Agnostic - Agnostos
The English term "agnostic" is derived from the Greek "agnostos," which means, "to not know." An agnostic is one who admits, "I don't know." The term is applied specifically to those who don't know for certain whether or not God exists. An agnostic is one who believes that the existence of God is unknown and most likely beyond human ability to discover.
Agnostic - Sitting on the Fence
By definition, an agnostic is not committed to believing in or disbelieving in the existence of God. Nevertheless, while agnosticism claims to "sit on the fence," many agnostics are "practical atheists," in that they actively pursue the atheistic lifestyle; that is, they tend to subscribe to moral relativism and live out their lives without any concern for ultimate accountability.
Agnostic - Evidence For God?
Can the agnostic know whether or not God exists? Is such knowledge obtainable by mere men? Modern scientific endeavor seems to indicate that such knowledge is obtainable to the objective observer. Let's examine the facts objectively…

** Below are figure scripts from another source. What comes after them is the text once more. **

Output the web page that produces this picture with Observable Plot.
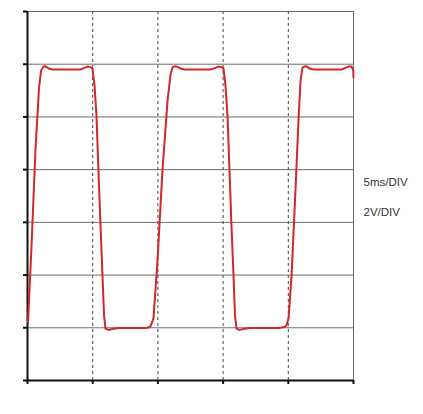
<!DOCTYPE html>
<html>
<head>
<meta charset="utf-8">
<script src="https://cdn.jsdelivr.net/npm/d3@7"></script>
<script src="https://cdn.jsdelivr.net/npm/@observablehq/plot@0.6"></script>
<style>
  html, body { margin: 0; padding: 0; background: #fff; }
  #chart { width: 423px; height: 414px; }
</style>
</head>
<body>
<div id="chart"></div>
<script>
// Oscilloscope trace: time in ms (5 ms/div), voltage in V (2 V/div)
const timeMs = [
  0.04, 0.31, 0.61, 0.88, 1.04, 1.23, 1.38, 1.61, 1.92, 4.06, 4.37, 4.60, 4.83, 4.98,
  5.14, 5.29, 5.44, 5.60, 5.75, 5.87, 5.98, 6.21, 6.52, 6.98, 9.05, 9.28, 9.43, 9.66,
  9.97, 10.35, 10.74, 10.97, 11.12, 11.27, 11.50, 11.73, 12.04, 14.03, 14.42, 14.65, 14.88, 15.03,
  15.18, 15.34, 15.49, 15.64, 15.80, 15.91, 16.03, 16.26, 16.56, 17.02, 19.25, 19.71, 19.86,
  20.02, 20.25, 20.55, 20.78, 20.94, 21.09, 21.24, 21.40, 21.63, 21.93, 24.08, 24.39, 24.62, 24.85,
  24.98, 25.00
];
const voltage = [
  2.20, 5.12, 8.73, 11.08, 11.76, 11.91, 11.92, 11.84, 11.80, 11.80, 11.86, 11.91, 11.89, 11.84,
  11.19, 10.05, 7.97, 5.88, 3.98, 2.47, 1.97, 1.92, 1.95, 1.99, 1.99, 2.01, 2.05, 2.35,
  4.55, 7.97, 10.62, 11.61, 11.88, 11.92, 11.90, 11.84, 11.80, 11.80, 11.86, 11.91, 11.89, 11.84,
  11.19, 10.05, 7.97, 5.88, 3.98, 2.47, 1.97, 1.92, 1.95, 1.99, 1.99, 2.03, 2.09,
  2.35, 3.98, 7.21, 9.86, 11.38, 11.88, 11.91, 11.92, 11.84, 11.80, 11.80, 11.86, 11.91, 11.91,
  11.76, 11.50
];
const xDivisions = [0, 5, 10, 15, 20, 25];
const yDivisions = [0, 2, 4, 6, 8, 10, 12, 14];
const scaleLabels = ["5ms/DIV", "2V/DIV"];

const trace = timeMs.map((t, i) => ({t, v: voltage[i]}));
const innerX = xDivisions.filter(d => d > 0 && d < 25);
const gridY = yDivisions.filter(d => d > 0);

const plot = Plot.plot({
  width: 423,
  height: 414,
  marginLeft: 27,
  marginRight: 70,
  marginTop: 11,
  marginBottom: 34,
  style: {background: "#fff", fontFamily: "'Liberation Sans', Arial, sans-serif"},
  x: {type: "linear", domain: [0, 25], axis: null},
  y: {type: "linear", domain: [0, 14], axis: null},
  marks: [
    Plot.ruleY(gridY, {stroke: "#6e6e6e", strokeWidth: 1}),
    Plot.ruleX(innerX, {stroke: "#444", strokeWidth: 1, strokeDasharray: "3,3"}),
    Plot.ruleX([25], {stroke: "#6e6e6e", strokeWidth: 1}),
    Plot.axisY(yDivisions, {tickSize: 4, tickFormat: () => "", stroke: "#111", strokeWidth: 2, label: null}),
    Plot.axisX(xDivisions, {tickSize: 4, tickFormat: () => "", stroke: "#111", strokeWidth: 2, label: null}),
    Plot.ruleX([0], {stroke: "#111", strokeWidth: 2}),
    Plot.ruleY([0], {stroke: "#111", strokeWidth: 2}),
    Plot.line(trace, {x: "t", y: "v", stroke: "#d3262c", strokeWidth: 2, strokeLinejoin: "round", curve: "linear"}),
    Plot.text([scaleLabels[0]], {frameAnchor: "right", text: d => d, textAnchor: "start", dx: 10, dy: -14, fontSize: 11.5, fill: "#333"}),
    Plot.text([scaleLabels[1]], {frameAnchor: "right", text: d => d, textAnchor: "start", dx: 10, dy: 16, fontSize: 11.5, fill: "#333"})
  ]
});
document.getElementById("chart").appendChild(plot);
</script>
</body>
</html>
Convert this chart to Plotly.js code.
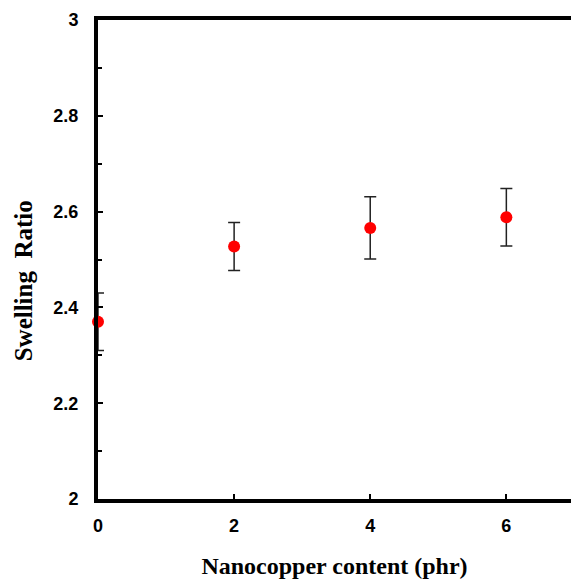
<!DOCTYPE html>
<html>
<head>
<meta charset="utf-8">
<script src="https://cdn.plot.ly/plotly-3.0.1.min.js"></script>
<style>html,body{margin:0;padding:0;background:#fff;overflow:hidden}</style>
</head>
<body>
<div id="chart" style="width:571px;height:579px"></div>
<script>
const nanocopper = [0, 2, 4, 6];
const swellingRatio = [2.37, 2.527, 2.566, 2.588];
const errorBars = [0.06, 0.05, 0.065, 0.06];
const xTicks = [0, 2, 4, 6];
const yTicks = [2, 2.2, 2.4, 2.6, 2.8, 3];
const yTickText = ['2', '2.2', '2.4', '2.6', '2.8', '3'];
const xTitle = 'Nanocopper content (phr)';
const yTitle = 'Swelling\u00a0 Ratio';

const trace = {
  x: nanocopper,
  y: swellingRatio,
  type: 'scatter',
  mode: 'markers',
  marker: {color: '#ff0000', size: 12},
  error_y: {type: 'data', array: errorBars, visible: true, color: '#222', thickness: 1.5, width: 6},
  cliponaxis: false
};

const layout = {
  width: 571, height: 579,
  margin: {l: 98, r: 0, t: 20, b: 80},
  paper_bgcolor: '#fff', plot_bgcolor: '#fff',
  showlegend: false,
  xaxis: {
    range: [0, 6.95], tickvals: xTicks, ticktext: xTicks.map(String),
    ticks: 'inside', ticklen: 5, tickwidth: 2, tickcolor: '#000',
    showline: true, linewidth: 4, linecolor: '#000', mirror: true,
    showgrid: false, zeroline: false, ticklabelstandoff: 7,
    tickfont: {family: 'Liberation Sans, Arial, sans-serif', size: 18, color: '#000', weight: 'bold'},
    title: {text: xTitle, standoff: 25,
      font: {family: 'Liberation Serif, Times New Roman, serif', size: 24, color: '#000', weight: 'bold'}}
  },
  yaxis: {
    range: [2, 3], tickvals: yTicks, ticktext: yTickText,
    ticks: 'inside', ticklen: 5, tickwidth: 2, tickcolor: '#000',
    minor: {dtick: 0.1, ticks: 'inside', ticklen: 4, tickwidth: 2, tickcolor: '#000'},
    showline: true, linewidth: 4, linecolor: '#000',
    showgrid: false, zeroline: false, ticklabelstandoff: 12,
    tickfont: {family: 'Liberation Sans, Arial, sans-serif', size: 18, color: '#000', weight: 'bold'}
  },
  annotations: [{
    text: yTitle, textangle: -90, showarrow: false,
    xref: 'paper', yref: 'paper', x: -0.158, y: 0.455,
    xanchor: 'center', yanchor: 'middle',
    font: {family: 'Liberation Serif, Times New Roman, serif', size: 25, color: '#000', weight: 'bold'}
  }]
};

Plotly.newPlot('chart', [trace], layout, {displayModeBar: false, staticPlot: true});
</script>
</body>
</html>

Design necessitates a designer. This is a fundamental axiom. Thus, design detection methodology is a prerequisite for many fields of human endeavor, including archaeology, anthropology, forensics, criminal jurisprudence, copyright law, patent law, reverse engineering, crypto analysis, random number generation, and SETI (the Search for Extra-terrestrial Intelligence). In general, we find "specified complexity" to be a reliable indicator of the presence of intelligent design. Chance can explain complexity but not specification; a random sequence of letters is complex but not specified (it is meaningless). A Shakespearean sonnet is both complex and specified (it is meaningful). You can't have a Shakespearean sonnet without Shakespeare. (William A. Dembski, "The Design Inference: Eliminating Chance through Small Probabilities," 1998.)
When we apply the general principles of detecting specified complexity to living creatures, we find it reasonable to infer the presence of intelligent design. Common sense demands a Designer. Let's take the e-coli bacterial flagellum for example. The e-coli bacterial flagellum is what propels e-coli bacteria through their microscopic world. It consists of about 40 different protein parts (which come into focus when magnified 50,000 times using electron micrographs), including a stator, rotor, drive shaft, U-joint, and propeller. It is not simply convenient that we've given these parts these specific names - that's truly their function. The bacterial flagellum is a microscopic outboard motor! These microscopic outboard motors are absolutely amazing - a marvel of engineering. They can run at an incredible 100,000 rpm. Nevertheless, they can stop on a microscopic dime. In fact, it takes only a quarter turn for them to stop, shift gears and start spinning 100,000 rpm in the other direction! The flagellar motor is water-cooled and is hardwired into a signal transduction (sensory mechanism) so that it gets feedback from its environment! ("Unlocking the Mystery of Life," documentary by Illustra Media, 2002.)
The point is, if you were to find a stator, rotor, drive-shaft, U-joint, or propeller in any vehicle, any machine, any toy or model, you would recognize it as the product of an intelligent source. No one would expect any outboard motor, much less one this incredible, would ever be the product of a chance assemblage of parts. That is absurd. Outboard motors are the product of intelligent design. (Michael Behe, "Darwin's Black Box," 1996.)
The term "Irreducible Complexity" was first coined by Michael Behe in describing these molecular machines. Each mechanical part is absolutely necessary for the whole to function. Thus there is no naturalistic, gradual, evolutionary explanation for the existence of a bacterial flagellum. Not only does common sense demand a Designer, there is no plausible naturalistic explanation to explain away the necessity of a Designer.
The bacterial flagellum is only one among many thousands of intricate well-designed molecular machines. Molecular biologist Michael Denton wrote, "Although the tiniest bacterial cells are incredibly small, weighing less than 10-12 grams, each is in effect a veritable micro-miniaturized factory containing thousands of exquisitely designed pieces of intricate molecular machinery, made up altogether of one hundred thousand atoms, far more complicated than any machinery built by man and absolutely without parallel in the non-living world" (Michael Denton, "Evolution: A Theory in Crisis," 1986, p. 250).